Saudaraku, bila kita sadar, awal perubahan besar itu bila kita berpikir besar. Kita tak menjadi besar bila kita berpikir besar. Kita tak menjadi besar bila kita disibukkan oleh perkara-perkara remeh. Kita hina bila kita menghamba pada alam fana. Kita mulia bila menyandarkan pada pemilik semesta.
Al Mutanabbi mengatakan. "Manusia dinilai berdasarkan perbuatan mereka. Kebesaran jiwa mereka yang menentukan karya besar mereka memang besar. Di mata orang-orang kerdil, masalah-masalah sepele menjadi besar. Bagi yang berjiwa besar, masalah-masalah besar terlihat kecil." (Gatra, 4 Maret 1995)

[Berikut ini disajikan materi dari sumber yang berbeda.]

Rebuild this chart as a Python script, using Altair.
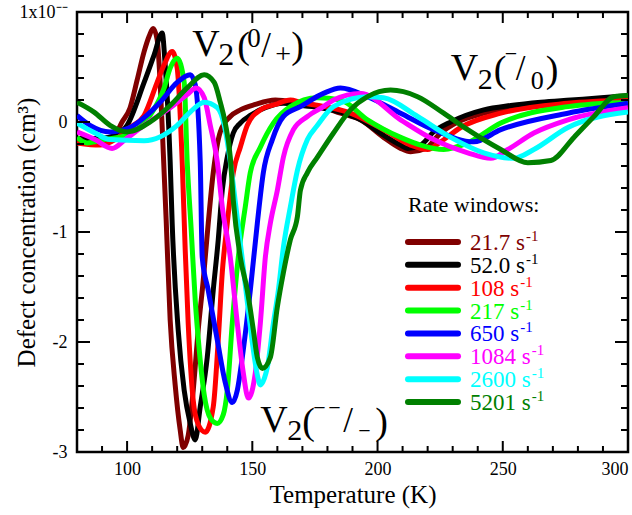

Saatnya kita mulai berpikir besar, berjiwa besar, bervisi besar untuk meraih kebahagiaan yang lebih besar. Allah sudah menyediakan lahan di surga yang begitu luas. Menurut HM. Anis Matta tergantung bagaimana kita mendesain rumak kita di surga. Kalau kemampuan kita kecil, meski disediakan lahan yang besar, maka kita pun hanya mampu membangun rumah yang kecil.
Orang-orang besarlah yang mampu melihat setiap waktunya sebagai momentum untuk "mendesain rumahnya" di surga. Hal itu membutuhkan sensitifitas iman yang besar. Contoh yang tak pernah habis adalah Abu Bakar. Setiap waktu baginya momentum untuk berprestasi besar. Dengan bekal iman yang dimiliki ia langsung "bergerak" untuk berinvestasi. Begitu masuk Islam, langsung ia mengajak orang lain ke barisan Islam Mayoritas sahabat yang dijamin masuk surga, masuk Islam lewat "tangan dingin" Abu Bakar. Tak cukup di situ Abu Bakar selalu menggunakan momentum sebaik-baiknya. Dalam riwayat Ibnu Huzaimah disebutkan :
Pada suatu pagi dihadapan para sahabatnya Rasulullah Sholallahu 'alayhi wa sallam bersabda,
"Siapakah di antara kalian yang pagi ini berpuasa ?"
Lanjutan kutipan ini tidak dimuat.